A visit to Dorset was afterward arranged, and one of Mrs. Prentiss’ last letters was addressed to this old friend, giving her directions how to get there. [3]
To Mrs. Condict, New York, May 6, 1878. My last Bible-reading, or rather one of the last, was on prayer; as I could not do justice to it in one reading, I concluded to make a resume of the whole subject. Though I devoted all the readings to this topic last summer, yet it loomed up wonderfully in this resume. Last week the subject was “the precious blood of Christ,” and in studying up the word “precious” I lighted on these lovely verses, Deut. xxxiii. 13-16. Since I began to study the Bible, it often seems like a new book. And that passage thrilled the ladies, as a novelty. I am to have but one more reading. The last sermon I heard was on lying. That is not one of my besetting sins, but, on the other hand, I push the truth too far, haggling about evils better let alone. A. has just finished a splendid placque to order; a Japanese figure, with exquisite foliage in black and grey as background. I have a widow lady every Saturday to paint with me; she has a large family, limited means, and delicate health; and I want to aid her all I can. She enjoys these afternoons so much, and is doing so well.

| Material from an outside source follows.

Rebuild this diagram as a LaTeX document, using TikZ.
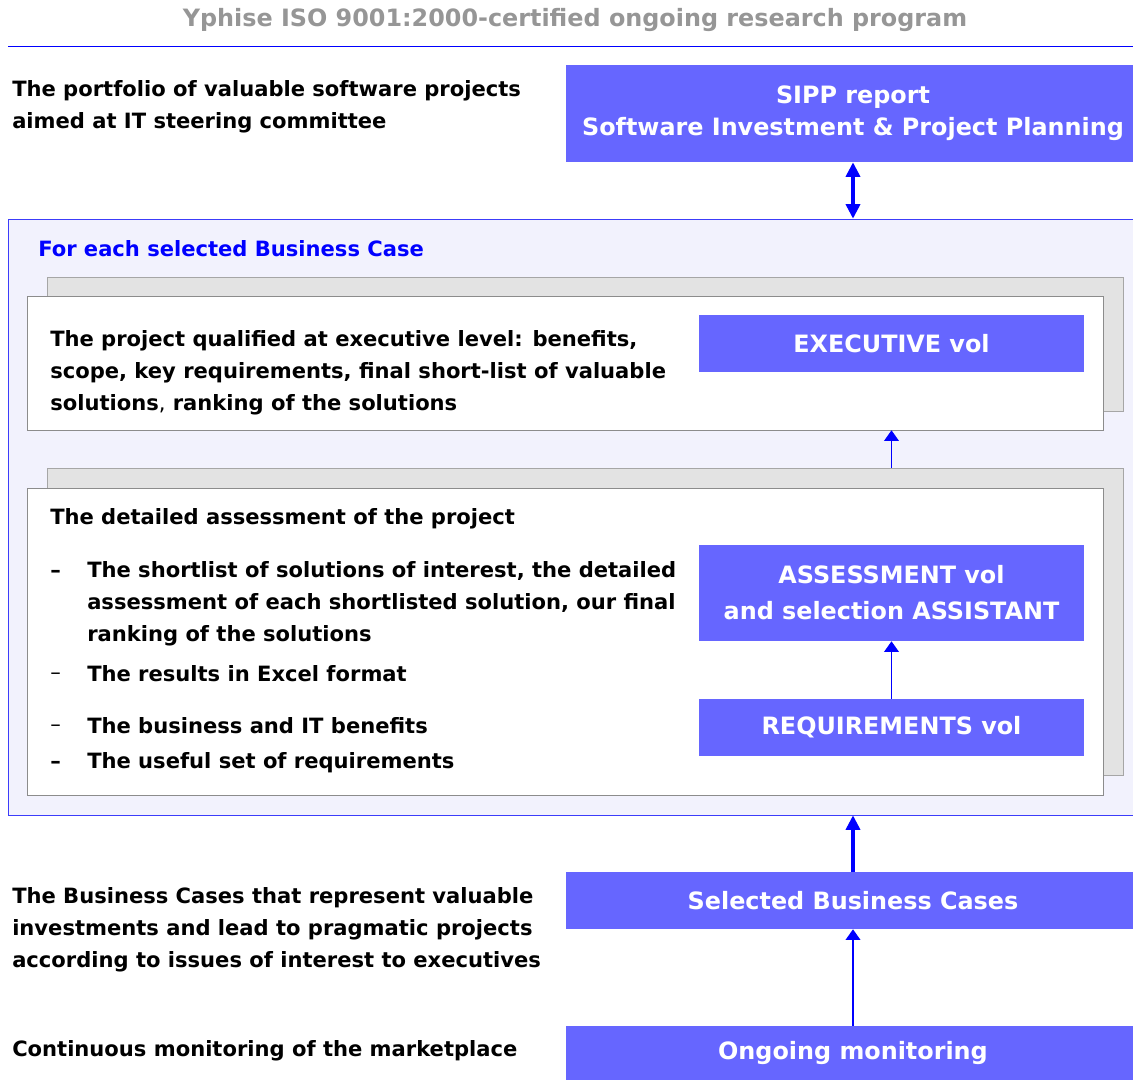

The lady herself thus recalls these afternoons:
How dearly I should love to add but one little flower to her wreath of immortelles! I cherish memories of her as among the pleasantest of my life. I recall her room so bright and cheery, just like herself, and all the incidents of those Saturday afternoons. When she first asked me to paint with her, I thought it very kind, but with her multiplicity of cares, felt it must be burdensome to her, and that possibly she would even forget the invitation, and so I hesitated about going. But when the week came round everything was made ready to give me a cordial welcome. Again and again I found my chair, palette and other materials waiting for me, while she sat in her little nook, busy as a bee over some painting of her own.

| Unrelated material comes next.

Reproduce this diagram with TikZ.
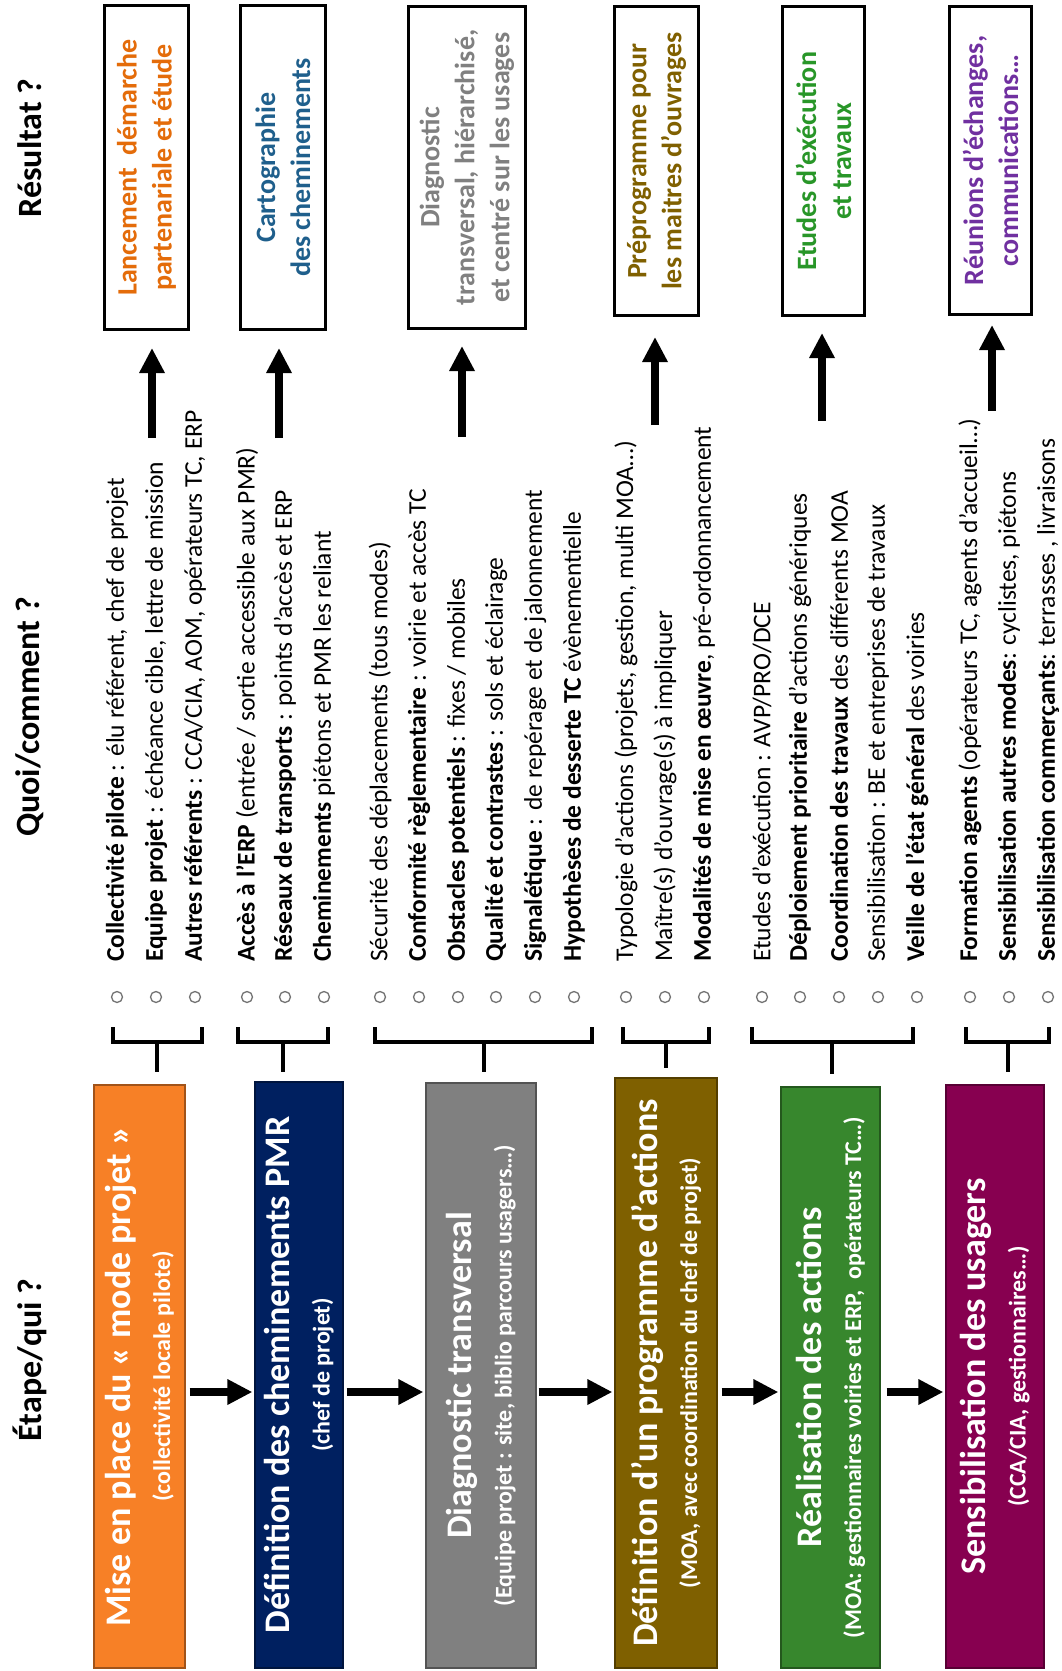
\documentclass[tikz,border=0pt]{standalone}
\usepackage{fontspec}
\setmainfont{Carlito}
\usetikzlibrary{arrows.meta}
\definecolor{corange}{RGB}{247,128,38}
\definecolor{cnavy}{RGB}{0,32,96}
\definecolor{cgray}{RGB}{128,128,128}
\definecolor{cbrown}{RGB}{127,96,0}
\definecolor{cgreen}{RGB}{55,135,45}
\definecolor{cpurple}{RGB}{135,0,80}
\definecolor{torange}{RGB}{228,108,10}
\definecolor{tblue}{RGB}{31,95,140}
\definecolor{tgray}{RGB}{128,128,128}
\definecolor{tgold}{RGB}{128,96,0}
\definecolor{tgreen}{RGB}{40,150,40}
\definecolor{tpurple}{RGB}{112,48,160}
\begin{document}
\begin{tikzpicture}[x=1pt,y=-1pt,
  heading/.style={rotate=90,inner sep=0,font=\bfseries\fontsize{34}{40}\selectfont},
  stepbox/.style={rotate=90,draw=#1!65!black,fill=#1,line width=1.2pt,text=white,align=center,inner sep=0,
    font=\bfseries\fontsize{24}{40}\selectfont},
  resbox/.style={rotate=90,draw=black,fill=white,line width=3pt,align=center,inner sep=0,
    font=\bfseries\fontsize{28}{35}\selectfont},
  item/.style={rotate=90,anchor=west,inner sep=0,font=\fontsize{25.5}{30}\selectfont},
  bul/.style={circle,draw=black!55,line width=1.3pt,minimum size=11pt,inner sep=0},
  brace/.style={line width=3.5pt,line join=miter},
  bigarrow/.style={line width=8.5pt,-{Triangle[length=25pt,width=24pt]}}
]
\useasboundingbox (0,0) rectangle (1061,1671);
\fill[white] (0,0) rectangle (1061,1671);

% headings
\node[heading] (hres) at (30,148) {Résultat ?};
\node[heading] (hquoi) at (30,717) {Quoi/comment ?};
\node[heading] (hetape) at (30,1360) {Étape/qui ?};

% step boxes
\node[stepbox=corange,minimum width=583,minimum height=91] (s1) at (139.5,1376.5)
  {{\fontsize{36}{40}\selectfont Mise en place du « mode projet »}\\(collectivité locale pilote)};
\node[stepbox=cnavy,minimum width=586,minimum height=88] (s2) at (299,1375)
  {{\fontsize{36}{40}\selectfont Définition des cheminements PMR}\\(chef de projet)};
\node[stepbox=cgray,minimum width=585,minimum height=110] (s3) at (481,1375.5)
  {{\fontsize{36}{40}\selectfont Diagnostic transversal}\\(Equipe projet : site, biblio parcours usagers…)};
\node[stepbox=cbrown,minimum width=590,minimum height=102] (s4) at (666,1373)
  {{\fontsize{36}{40}\selectfont Définition d’un programme d’actions}\\(MOA, avec coordination du chef de projet)};
\node[stepbox=cgreen,minimum width=581,minimum height=99] (s5) at (830.5,1377.5)
  {{\fontsize{36}{40}\selectfont Réalisation des actions}\\(MOA: gestionnaires voiries et ERP,\ \ opérateurs TC…)};
\node[stepbox=cpurple,minimum width=583,minimum height=98] (s6) at (995,1376.5)
  {{\fontsize{36}{40}\selectfont Sensibilisation des usagers}\\(CCA/CIA, gestionnaires…)};

% horizontal arrows between steps
\draw[bigarrow,shorten <=4pt,shorten >=2pt] (s1.south |- 0,1392) -- (s2.north |- 0,1392);
\draw[bigarrow,shorten <=3pt,shorten >=2pt] (s2.south |- 0,1392) -- (s3.north |- 0,1392);
\draw[bigarrow,shorten <=2pt,shorten >=2pt] (s3.south |- 0,1392) -- (s4.north |- 0,1392);
\draw[bigarrow,shorten <=4pt,shorten >=2pt] (s4.south |- 0,1392) -- (s5.north |- 0,1392);
\draw[bigarrow,shorten <=6pt,shorten >=2pt] (s5.south |- 0,1392) -- (s6.north |- 0,1392);

% braces
\draw[brace] (113,1027) -- (113,1042) -- (202,1042) -- (202,1027) (157,1042) -- (157,1072);
\draw[brace] (238,1027) -- (238,1042) -- (328,1042) -- (328,1027) (283,1042) -- (283,1072);
\draw[brace] (375,1027) -- (375,1042) -- (592,1042) -- (592,1027) (484,1042) -- (484,1072);
\draw[brace] (623,1027) -- (623,1042) -- (709,1042) -- (709,1027) (666,1042) -- (666,1068);
\draw[brace] (752,1027) -- (752,1042) -- (913,1042) -- (913,1027) (832,1042) -- (832,1074);
\draw[brace] (966,1027) -- (966,1042) -- (1049,1042) -- (1049,1027) (1008,1042) -- (1008,1072);

% bullets
\foreach \n/\x in {b1a/117,b1b/156,b1c/195,b2a/247,b2b/285,b2c/324,
  b3a/380,b3b/419,b3c/458,b3d/496,b3e/535,b3f/574,b4a/626,b4b/665,b4c/704,
  b5a/762,b5b/800,b5c/839,b5d/878,b5e/917,b6a/970,b6b/1009,b6c/1048}
  \node[bul] (\n) at (\x,997) {};

% items
\node[item] (i1a) at (117,962) {\textbf{Collectivité pilote} : élu référent, chef de projet};
\node[item] (i1b) at (156,962) {\textbf{Equipe projet} : échéance cible, lettre de mission};
\node[item] (i1c) at (195,962) {\textbf{Autres référents} : CCA/CIA, AOM, opérateurs TC, ERP};
\node[item] (i2a) at (247,962) {\textbf{Accès à l’ERP} (entrée / sortie accessible aux PMR)};
\node[item] (i2b) at (285,962) {\textbf{Réseaux de transports} : points d’accès et ERP};
\node[item] (i2c) at (324,962) {\textbf{Cheminements} piétons et PMR les reliant};
\node[item] (i3a) at (380,962) {Sécurité des déplacements (tous modes)};
\node[item] (i3b) at (419,962) {\textbf{Conformité règlementaire} : voirie et accès TC};
\node[item] (i3c) at (458,962) {\textbf{Obstacles potentiels} : fixes / mobiles};
\node[item] (i3d) at (496,962) {\textbf{Qualité et contrastes} : sols et éclairage};
\node[item] (i3e) at (535,962) {\textbf{Signalétique} : de repérage et de jalonnement};
\node[item] (i3f) at (574,962) {\textbf{Hypothèses de desserte TC} évènementielle};
\node[item] (i4a) at (626,962) {Typologie d’actions (projets, gestion, multi MOA…)};
\node[item] (i4b) at (665,962) {Maître(s) d’ouvrage(s) à impliquer};
\node[item] (i4c) at (704,962) {\textbf{Modalités de mise en œuvre}, pré-ordonnancement};
\node[item] (i5a) at (762,962) {Etudes d’exécution : AVP/PRO/DCE};
\node[item] (i5b) at (800,962) {\textbf{Déploiement prioritaire} d’actions génériques};
\node[item] (i5c) at (839,962) {\textbf{Coordination des travaux} des différents MOA};
\node[item] (i5d) at (878,962) {Sensibilisation : BE et entreprises de travaux};
\node[item] (i5e) at (917,962) {\textbf{Veille de l’état général} des voiries};
\node[item] (i6a) at (970,962) {\textbf{Formation agents} (opérateurs TC, agents d’accueil…)};
\node[item] (i6b) at (1009,962) {\textbf{Sensibilisation autres modes}: cyclistes, piétons};
\node[item] (i6c) at (1048,962) {\textbf{Sensibilisation commerçants}: terrasses , livraisons};

% result boxes
\node[resbox,text=torange,minimum width=324,minimum height=84] (r1) at (146.5,167.5)
  {Lancement\ \ démarche\\partenariale et étude};
\node[resbox,text=tblue,minimum width=324,minimum height=85] (r2) at (283,167.5)
  {Cartographie\\des cheminements};
\node[resbox,text=tgray,minimum width=322,minimum height=117] (r3) at (467,167.5)
  {Diagnostic\\transversal, hiérarchisé,\\et centré sur les usages};
\node[resbox,text=tgold,minimum width=309,minimum height=84] (r4) at (656.5,161)
  {Préprogramme pour\\les maitres d’ouvrages};
\node[resbox,text=tgreen,minimum width=309,minimum height=82] (r5) at (823.5,161)
  {Etudes d’exécution\\et travaux};
\node[resbox,text=tpurple,minimum width=308,minimum height=82] (r6) at (990.5,160.5)
  {Réunions d’échanges,\\communications…};

% vertical arrows
\coordinate (t1) at (152,438);
\coordinate (t2) at (279,438);
\coordinate (t3) at (462,437);
\coordinate (t4) at (655,425);
\coordinate (t5) at (822,421);
\coordinate (t6) at (992,411);
\draw[bigarrow,shorten >=17pt] (t1) -- (t1 |- r1.west);
\draw[bigarrow,shorten >=17pt] (t2) -- (t2 |- r2.west);
\draw[bigarrow,shorten >=16pt] (t3) -- (t3 |- r3.west);
\draw[bigarrow,shorten >=20pt] (t4) -- (t4 |- r4.west);
\draw[bigarrow,shorten >=16pt] (t5) -- (t5 |- r5.west);
\draw[bigarrow,shorten >=9pt] (t6) -- (t6 |- r6.west);
\end{tikzpicture}
\end{document}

One day, passing about the room, I saw on her book-shelves, arranged with order and precision, nine little butter plates in the form of pansies. I uttered an exclamation of delight, and she from her corner, with the artlessness of a child, said, “I put them there for you to see.” Another time she sprang up with her quick, light step, and ran to the yard to fetch a flower for me to copy, apparently thoughtless of two flights of stairs to tax her strength. Sometimes she would read to me verses of poetry that pleased her. Once I remember her throwing herself at my feet, and when I stopped to listen to the reading, she said, “Oh, go right on with your painting.” Now she would relate some amusing anecdote that almost convulsed me with laughter, and then again speak of some serious theme with such earnestness of feeling! She was eager to give of her store of strength and cheer to others, but the store seemed inexhaustible. The more she gave, the more one felt that there was enough and to spare. I looked forward to my little weekly visit as to an oasis in the desert; not that all else was bleak, but that spot seemed to me so very refreshing and attractive.